I always used to miss these patterns. I mean, come on, the first time I saw a bearish engulfing pattern, I thought it was a typo. Turns out, it was a huge signal that I was about to lose my shirt.
The Importance of Volume in Technical Analysis
If price action is the heart of technical analysis, volume is the blood. You need both for things to work.
Volume Confirmation
Volume is the number of coins traded. If a price movement has high volume, it’s more likely to continue. If not, it could be a false move. That’s why I always check volume before diving into a trade. No volume? No thanks.
My first trade without checking volume? Disaster. It was like trying to ride a bike with square wheels.
Risk Management—Don’t Be an Idiot Like Me
Listen, you can have all the technical analysis skills in the world, but if you don’t manage risk, you’re setting yourself up for disaster. Don’t be like me—my first cryptocurrency investment was made after three cups of coffee and no sleep. Spoiler alert: I lost more than my sleep schedule.
1. Stop-Loss Orders
Set a stop-loss, y’all. It’s the easiest way to protect yourself. Basically, it automatically sells your crypto if it hits a price you’re not willing to lose past. My first stop-loss saved me from my own stupidity—thank goodness.
2. Position Sizing
If you wouldn’t bet your life savings on a slot machine, don’t do it with crypto. Position sizing is about not overextending yourself. Start small. Like, really small. Trust me, I had to learn that the hard way too.
3. Diversify
No one’s perfect, but if you’re still holding just one type of crypto, you’re playing a dangerous game. Spread your risk—mix it up. And no, “I just got Bitcoin” is not diversification.
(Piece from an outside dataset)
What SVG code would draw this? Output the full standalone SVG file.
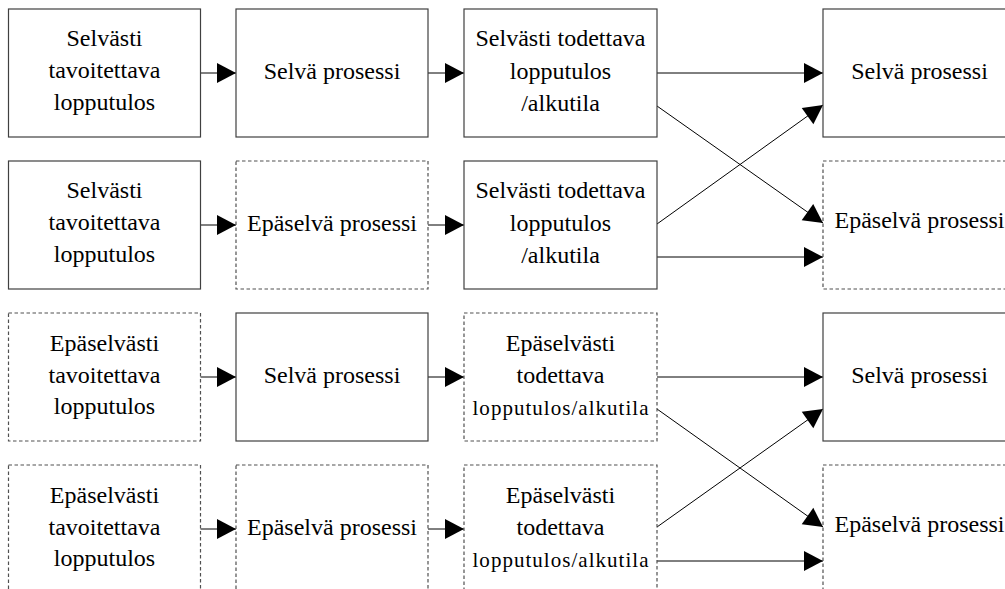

Emotional Control—Don’t Let the Market Turn You Into a Maniac
Crypto markets are wild, and trust me, emotions can mess with your head. I used to panic sell every time the market dipped, which, spoiler, didn’t end well.
1. Stick to Your Plan
Set your strategy and follow it. Emotional trades are like the fast food of crypto—it feels good in the moment but wrecks you later. Stick to your plan like you’re training for a marathon—consistency is key.
2. Avoid FOMO
I’m guilty of this. I’ve watched the market surge and thought, “Well, I gotta hop on this!” It’s called FOMO, and it will wreck your trading if you let it. Stick to your technical analysis, and don’t get swept up in the hype.
Anyway, That’s a Wrap
Trading cryptocurrencies is no cakewalk, but technical analysis is like a map through the chaos. Trust the process, learn from your mistakes, and maybe—just maybe—you won’t end up like me, staring at a chart and yelling at my computer.